Se ha cumplido ya la tercera parte de la larguísima feria de San Isidro y las orejas van goteando tarde a tarde, pero sin que el depósito del entusiasmo se desborde con una gran faena o un triunfo merecedor de la Puerta Grande.
Claro que esas orejas sueltas –hablando sólo de las cortadas a pie- llegan ya a un total de siete para los matadores de toros y dos más para los novilleros. Es decir, casi tantas como las cortadas en el global de las veintitantas tardes de alguno de los últimos y nefastos abonos isidriles, por lo que la empresa ya tiene suficiente agarradero para echar las campanas al vuelo cuando llegue la hora de hacer el balance final del ciclo.
Claro que, yendo a los árboles y no al bosque, lo que nos deja ver el turbio panorama madrileño del 2015 es una feria que, insistimos, hasta el momento no ha dado muchos motivos para la euforia. Con muy pocos toros destacados, apenas para contarlos con los dedos de una sola mano, la mayoría de esas orejas han llegado por la vía del esfuerzo de los matadores o la puntual benevolencia de los espectadores.
Las de mayor peso de las siete son las que pasearon Alejandro Talavante, como premio a la que, por inteligente, compacta y bien estructurada, es la mejor de todas las faenas presenciadas, la de Joselito Adame del último domingo y, por méritos sobrados, la arrancada por Jiménez Fortes a un mastuerzo de Salvador Domecq la tarde del vendaval en que acabaría resultando corneado en el cuello cuando andaba en busca de la puerta grande.
Ese triunfo empañado en sangre del malagueño llegó, como ya es casi exigencia de esta tortura taurina, por la vía heroica, por esa épica casi desesperada a la que, como costumbre del encrespado contexto madrileño, se ven forzados por la circunstancias tantos y tantos toreros que han de romper las infranqueables barreras del sistema empresarial vigente.
Sin someterse a manejos comerciales como otros compañeros sostenidos ya sin mayores argumentos en el candelero, y sin ninguna ventaja ni facilidad a la hora de anunciarse incluso en Madrid, a todos estos aspirantes independientes a la gloria no les queda otra que seguir golpeando en hierro frío y saltarse los límites de la lógica para encontrar la salida de ese inmenso laberinto profesional.

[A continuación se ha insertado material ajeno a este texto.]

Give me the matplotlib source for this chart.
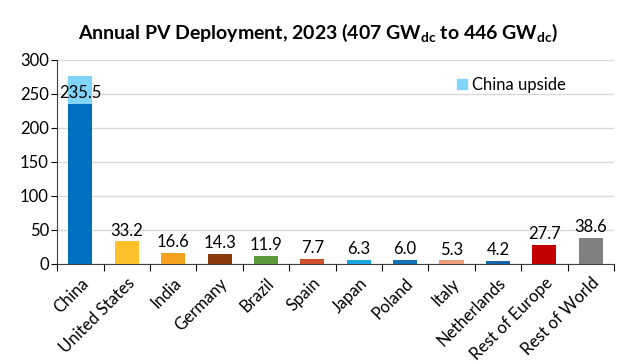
import numpy as np
import matplotlib.pyplot as plt
from matplotlib.patches import Patch

plt.rcParams['font.family'] = ['Lato', 'DejaVu Sans']
plt.rcParams['mathtext.fontset'] = 'custom'
plt.rcParams['mathtext.rm'] = 'Lato'
plt.rcParams['mathtext.bf'] = 'Lato:bold'

# Data
countries = ['China', 'United States', 'India', 'Germany', 'Brazil', 'Spain',
             'Japan', 'Poland', 'Italy', 'Netherlands', 'Rest of Europe', 'Rest of World']
deployment = [235.5, 33.2, 16.6, 14.3, 11.9, 7.7, 6.3, 6.0, 5.3, 4.2, 27.7, 38.6]
china_upside = 41
bar_colors = ['#0070C0', '#FFC12B', '#F4A11F', '#8B3A0E', '#5B9A3B', '#D0502C',
              '#1CA3E3', '#1271B6', '#EE9C7E', '#1566A9', '#C00000', '#808080']
upside_color = '#7FD4F8'

fig = plt.figure(figsize=(6.22, 3.63), dpi=100)
ax = fig.add_axes([0.092, 0.273, 0.895, 0.562])

x = np.arange(len(countries))
ax.bar(x, deployment, width=0.52, color=bar_colors, zorder=3)
ax.bar(x[0], china_upside, bottom=deployment[0], width=0.52, color=upside_color, zorder=3)

# value labels
for xi, v in zip(x, deployment):
    ax.text(xi, v + 4, f'{v:.1f}', ha='center', va='bottom', fontsize=12, zorder=4)

ax.set_xlim(-0.5, len(countries) - 0.5)
ax.set_ylim(0, 300)
ax.set_yticks(np.arange(0, 301, 50))
ax.yaxis.grid(True, color='#D9D9D9', linewidth=1, zorder=0)
ax.tick_params(axis='y', labelsize=12, length=4, width=0.8, pad=2)

ax.set_xticks(x)
ax.set_xticklabels(countries, rotation=45, ha='right', rotation_mode='anchor', fontsize=12)
ax.tick_params(axis='x', which='major', length=0, pad=8)
ax.set_xticks(np.arange(-0.5, len(countries)), minor=True)
ax.tick_params(axis='x', which='minor', length=5, width=0.8)

for s in ['top', 'right']:
    ax.spines[s].set_visible(False)
ax.spines['left'].set_color('#404040')
ax.spines['bottom'].set_color('#404040')

ax.legend(handles=[Patch(color=upside_color, label='China upside')], loc='upper right',
          bbox_to_anchor=(0.94, 0.99), frameon=False, fontsize=12,
          handlelength=0.6, handleheight=0.6, handletextpad=0.3)

fig.suptitle(r'Annual PV Deployment, 2023 (407 GW$_{\mathbf{dc}}$ to 446 GW$_{\mathbf{dc}}$)',
             fontsize=14, fontweight='bold', x=0.512, y=0.94)

fig.savefig('out.png', dpi=100)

Y eso fue lo que hizo Jiménez Fortes, al que algunos pazguatos seguirán acusando de “inmolarse” y de no mantener la prudencia durante ya cuatro temporadas de constantes percances. Pero qué otra le quedaba al torero, con ese único paseíllo en la feria y ante una corrida basta y descastada lidiada bajo un huracán…
Así están las cosas en una feria en la que todo parece diseñarse en contra del toreo y de la lógica taurina, en este supuesto “campeonato mundial” del toreo que se disputa con balones deformes –una gran mayoría de corridas impropias del evento y del escenario-, un terreno de juego lleno de trampas y unas condiciones climáticas casi siempre antitaurinas.
Y eso por no hablar de un público nada sensible y que, en su prurito de “cátedra”, parece casi siempre la hinchada contraria de los toreros. Porque eso era, una hinchada nada taurina, la masa que el otro día se agolpaba en el patio del desolladero, al olor y el sabor de la sangre de los últimos toros arrastrados, ante una insólita pantalla gigante de televisión allí instalada y en la que fracasaba el Real Madrid.
Pero para muchos el toreo, el buen toreo, el respeto a la tauromaquia y a los hombres de luces, puede que sea lo de menos. Importa más, mucho más, para el negocio de unos pocos y para decadencia de esta feria, que cada tarde se sigan sirviendo miles de gintonics en los tendidos del templo, hasta convertir a la plaza de Las Ventas en un inmenso bar de copas.
Durante, antes y hasta después de cada corrida, cuando, hasta la sala de prensa llegan los estentóreos secos de la música en directo de ese singular “after hours” en que han convertido uno de los bajos de la plaza, donde la “marcha” sigue estridente e impenitente aunque a escasos metros, en la enfermería, los médicos sigan interviniendo a un hombre con la garganta atravesada por un pitón.